NASHVILLE, TENN., Dec. 6, 2021—A need to take a more holistic look at vehicle repair could be the key to successfully adapting to the vehicles of the future, argued 3E Ventures founder John Sweigart during his keynote speech at the ADAPT: Automotive Technology Summit.
Sweigart is a former collision and mechanical repair shop owner, fixed ops director and is well-known for his stints at Tesla and Lyft Service before founding his own company. That experience has afforded him a unique perspective on the future of the industry, which he shared with ADAPT attendees.
“A lot of people are afraid of the complexities in these vehicles but for us in these industries, it’s an incredible opportunity for us to turn these industries upside down,” Sweigart said.
Sweigart dove into the differences between electric vehicles (EVs) and autonomous vehicles (AVs) compared to current internal combustion engine (ICE) vehicles.
For EVs, those differences include:
- The vehicles are simpler. They contain only 10 percent of the moving parts of ICE vehicles.
- They contain uncompromised structural design.
- The vehicles are true mobility platforms, meaning certain software and feature upgrades happen over-the-air (OTA).
- The capability for performance and self-repair. “You could have the car for 20 or 30 years, the engine's going to last 1 million miles, but you can change the fascia or the interior or whatever you want,” Sweigart said.
When it comes to AVs, the differences include:
- The incremental handing-off of responsibility and workload.
- “If there's a problem detected, the car will pull off to the side of the road,” Sweigart said. “Maintenance, inspections, updates are going to be much more critical in the future.
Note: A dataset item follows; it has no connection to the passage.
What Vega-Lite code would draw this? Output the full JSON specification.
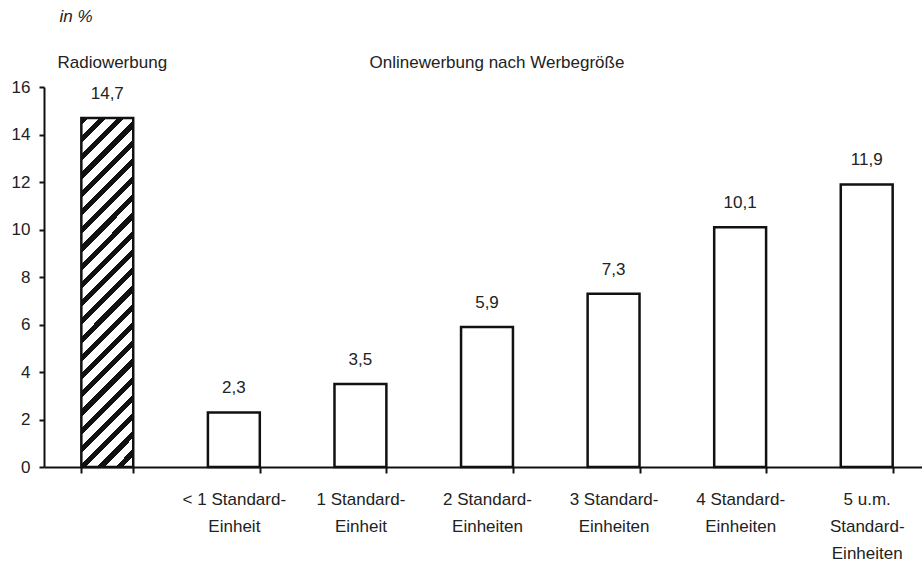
{
  "$schema": "https://vega.github.io/schema/vega-lite/v6.json",
  "autosize": {"type": "none"},
  "width": 878,
  "height": 380,
  "padding": {"left": 44, "top": 87, "right": 0, "bottom": 98},
  "background": "white",
  "datasets": {
    "werte": [
      {"kat": "Radiowerbung", "gruppe": "Radio", "wert": 14.7},
      {"kat": "< 1 Standard-\nEinheit", "gruppe": "Online", "wert": 2.3},
      {"kat": "1 Standard-\nEinheit", "gruppe": "Online", "wert": 3.5},
      {"kat": "2 Standard-\nEinheiten", "gruppe": "Online", "wert": 5.9},
      {"kat": "3 Standard-\nEinheiten", "gruppe": "Online", "wert": 7.3},
      {"kat": "4 Standard-\nEinheiten", "gruppe": "Online", "wert": 10.1},
      {"kat": "5 u.m.\nStandard-\nEinheiten", "gruppe": "Online", "wert": 11.9}
    ],
    "koepfe": [
      {"kat": "Radiowerbung", "kopf": "Radiowerbung"},
      {"kat": "2 Standard-\nEinheiten", "kopf": "Onlinewerbung nach Werbegröße"}
    ]
  },
  "encoding": {
    "x": {
      "field": "kat",
      "type": "nominal",
      "scale": {
        "domain": [
          "Radiowerbung",
          "< 1 Standard-\nEinheit",
          "1 Standard-\nEinheit",
          "2 Standard-\nEinheiten",
          "3 Standard-\nEinheiten",
          "4 Standard-\nEinheiten",
          "5 u.m.\nStandard-\nEinheiten"
        ],
        "range": [0, 886],
        "paddingInner": 0.59,
        "paddingOuter": 0.295
      },
      "axis": {
        "title": null,
        "labelAngle": 0,
        "tickBand": "extent",
        "tickSize": 6,
        "tickWidth": 2,
        "domainWidth": 2,
        "labelPadding": 18,
        "labelBaseline": "top",
        "labelLineHeight": 27,
        "labelExpr": "datum.label == 'Radiowerbung' ? '' : split(datum.label, '\\n')"
      }
    }
  },
  "layer": [
    {
      "data": {"name": "werte"},
      "transform": [{"filter": "datum.gruppe == 'Radio'"}],
      "mark": {
        "type": "bar",
        "stroke": "#111111",
        "strokeWidth": 2.5,
        "fill": {
          "gradient": "linear",
          "x1": 0, "y1": 0, "x2": 0.1674, "y2": 1.124,
          "stops": [
            {"offset": 0, "color": "#111111"}, {"offset": 0.018, "color": "#111111"}, {"offset": 0.018, "color": "#ffffff"}, {"offset": 0.0455, "color": "#ffffff"},
            {"offset": 0.0455, "color": "#111111"}, {"offset": 0.0635, "color": "#111111"}, {"offset": 0.0635, "color": "#ffffff"}, {"offset": 0.0909, "color": "#ffffff"},
            {"offset": 0.0909, "color": "#111111"}, {"offset": 0.1089, "color": "#111111"}, {"offset": 0.1089, "color": "#ffffff"}, {"offset": 0.1364, "color": "#ffffff"},
            {"offset": 0.1364, "color": "#111111"}, {"offset": 0.1544, "color": "#111111"}, {"offset": 0.1544, "color": "#ffffff"}, {"offset": 0.1818, "color": "#ffffff"},
            {"offset": 0.1818, "color": "#111111"}, {"offset": 0.1998, "color": "#111111"}, {"offset": 0.1998, "color": "#ffffff"}, {"offset": 0.2273, "color": "#ffffff"},
            {"offset": 0.2273, "color": "#111111"}, {"offset": 0.2453, "color": "#111111"}, {"offset": 0.2453, "color": "#ffffff"}, {"offset": 0.2727, "color": "#ffffff"},
            {"offset": 0.2727, "color": "#111111"}, {"offset": 0.2907, "color": "#111111"}, {"offset": 0.2907, "color": "#ffffff"}, {"offset": 0.3182, "color": "#ffffff"},
            {"offset": 0.3182, "color": "#111111"}, {"offset": 0.3362, "color": "#111111"}, {"offset": 0.3362, "color": "#ffffff"}, {"offset": 0.3636, "color": "#ffffff"},
            {"offset": 0.3636, "color": "#111111"}, {"offset": 0.3816, "color": "#111111"}, {"offset": 0.3816, "color": "#ffffff"}, {"offset": 0.4091, "color": "#ffffff"},
            {"offset": 0.4091, "color": "#111111"}, {"offset": 0.4271, "color": "#111111"}, {"offset": 0.4271, "color": "#ffffff"}, {"offset": 0.4545, "color": "#ffffff"},
            {"offset": 0.4545, "color": "#111111"}, {"offset": 0.4725, "color": "#111111"}, {"offset": 0.4725, "color": "#ffffff"}, {"offset": 0.5, "color": "#ffffff"},
            {"offset": 0.5, "color": "#111111"}, {"offset": 0.518, "color": "#111111"}, {"offset": 0.518, "color": "#ffffff"}, {"offset": 0.5455, "color": "#ffffff"},
            {"offset": 0.5455, "color": "#111111"}, {"offset": 0.5635, "color": "#111111"}, {"offset": 0.5635, "color": "#ffffff"}, {"offset": 0.5909, "color": "#ffffff"},
            {"offset": 0.5909, "color": "#111111"}, {"offset": 0.6089, "color": "#111111"}, {"offset": 0.6089, "color": "#ffffff"}, {"offset": 0.6364, "color": "#ffffff"},
            {"offset": 0.6364, "color": "#111111"}, {"offset": 0.6544, "color": "#111111"}, {"offset": 0.6544, "color": "#ffffff"}, {"offset": 0.6818, "color": "#ffffff"},
            {"offset": 0.6818, "color": "#111111"}, {"offset": 0.6998, "color": "#111111"}, {"offset": 0.6998, "color": "#ffffff"}, {"offset": 0.7273, "color": "#ffffff"},
            {"offset": 0.7273, "color": "#111111"}, {"offset": 0.7453, "color": "#111111"}, {"offset": 0.7453, "color": "#ffffff"}, {"offset": 0.7727, "color": "#ffffff"},
            {"offset": 0.7727, "color": "#111111"}, {"offset": 0.7907, "color": "#111111"}, {"offset": 0.7907, "color": "#ffffff"}, {"offset": 0.8182, "color": "#ffffff"},
            {"offset": 0.8182, "color": "#111111"}, {"offset": 0.8362, "color": "#111111"}, {"offset": 0.8362, "color": "#ffffff"}, {"offset": 0.8636, "color": "#ffffff"},
            {"offset": 0.8636, "color": "#111111"}, {"offset": 0.8816, "color": "#111111"}, {"offset": 0.8816, "color": "#ffffff"}, {"offset": 0.9091, "color": "#ffffff"},
            {"offset": 0.9091, "color": "#111111"}, {"offset": 0.9271, "color": "#111111"}, {"offset": 0.9271, "color": "#ffffff"}, {"offset": 0.9545, "color": "#ffffff"},
            {"offset": 0.9545, "color": "#111111"}, {"offset": 0.9725, "color": "#111111"}, {"offset": 0.9725, "color": "#ffffff"}, {"offset": 1, "color": "#ffffff"}
          ]
        }
      },
      "encoding": {
        "y": {
          "field": "wert",
          "type": "quantitative",
          "scale": {"domain": [0, 16], "nice": false},
          "axis": {
            "values": [0, 2, 4, 6, 8, 10, 12, 14, 16],
            "format": "d",
            "grid": false,
            "tickSize": 5,
            "tickWidth": 2,
            "domainWidth": 2,
            "labelPadding": 9,
            "title": "in %",
            "titleAngle": 0,
            "titleX": 15,
            "titleY": -71,
            "titleAlign": "left",
            "titleBaseline": "middle",
            "titleFontStyle": "italic",
            "titleFontWeight": "normal"
          }
        }
      }
    },
    {
      "data": {"name": "werte"},
      "transform": [{"filter": "datum.gruppe == 'Online'"}],
      "mark": {"type": "bar", "fill": "#ffffff", "stroke": "#111111", "strokeWidth": 2.5},
      "encoding": {"y": {"field": "wert", "type": "quantitative"}}
    },
    {
      "data": {"name": "werte"},
      "mark": {"type": "text", "baseline": "alphabetic", "dy": -19},
      "encoding": {
        "y": {"field": "wert", "type": "quantitative"},
        "text": {"field": "wert", "type": "quantitative", "format": ".1f"}
      }
    },
    {
      "data": {"name": "koepfe"},
      "transform": [{"filter": "datum.kat == 'Radiowerbung'"}],
      "mark": {"type": "text", "baseline": "middle", "dx": 5, "dy": -24},
      "encoding": {
        "y": {"datum": 16, "type": "quantitative"},
        "text": {"field": "kopf"}
      }
    },
    {
      "data": {"name": "koepfe"},
      "transform": [{"filter": "datum.kat != 'Radiowerbung'"}],
      "mark": {"type": "text", "baseline": "middle", "dx": 10, "dy": -24},
      "encoding": {
        "y": {"datum": 16, "type": "quantitative"},
        "text": {"field": "kopf"}
      }
    }
  ],
  "config": {
    "locale": {
      "number": {"decimal": ",", "thousands": ".", "grouping": [3], "currency": ["", " €"]}
    },
    "font": "Liberation Sans",
    "view": {"stroke": null},
    "axis": {
      "domainColor": "#111111",
      "tickColor": "#111111",
      "labelColor": "#222222",
      "titleColor": "#222222",
      "labelFontSize": 17,
      "titleFontSize": 17,
      "labelFont": "Liberation Sans",
      "titleFont": "Liberation Sans"
    },
    "text": {"fontSize": 17, "color": "#222222", "font": "Liberation Sans"}
  }
}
If it’s going to be fully autonomous, it will require sign offs that the vehicles have been inspected.
- Everything now counts, creating a new level of interdependence in the vehicle.
“The paint, the windshield, it all counts. So, the idea of specializing doesn’t make a lot of sense. You’re going to have to know how to fix everything. In order to keep the car running, you can’t sublet it all out to various vendors because everything is interdependent in self-driving cars,” Sweigart said. “If you think about where the car came from, there are a bunch of different builders.
The industries all formed around that: body shops, service shops, transmission shops. “This thing is not that. Tesla really thinks they’re more of a power distribution company than a part company. If that car can power your house, it knows when you can pull power off the grid. The level of knowledge required is going to be much different. I’m not saying it’s going to be hard, but it’s different.” - Because so much less is required when it comes to the maintenance of the repair, more will be required of the repairer, namely through a holistic understanding of the entire vehicle.
When it comes to service, Tesla founder Elon Musk is infamous for declaring, “No service will be required” but Sweigart said that’s patently untrue—partly because the automaker has ignored that service and repair component.
Many of these new automakers, such as Tesla, Rivian and Lucid, have no desire to build a dealer network, Sweigart said, mainly because it’s a way to cut out the middleman. No dealer means the OE is able to make margins all the way from raw material to the end user, also increasing gross profit per vehicle. That means there’s little desire to make profit on the service side, Sweigart said.
“Service is an afterthought at the EV-OE level. They just go out and bring people in from legacy OEs to run service. The problem is they don’t fix cars,” he said. “The OE can create procedures, tool, but they don’t fix cars. They have dealers they support. And they really don’t like each other that much! I think this is an incredible opportunity for us. Someone has to fix these cars—Tesla doesn’t want to—so if we pay attention right now, that’s great for us.”
However, to take advantage of that opportunity will require, again, that holistic approach, Sweigart said. He believes it will mean the end of the specialization shop—tire, oil change, car wash, body shop, glass repair—and the advent of knowing everything about how to fix that product.
And that, he believes, needs to come from the aftermarket, not a large national provider.
“It needs to come from us. Otherwise, there are a few big national chains that are thinking in these terms and putting cash together,” he said. “I think that’s the wrong idea and needs to come from us, who know the business better than others.”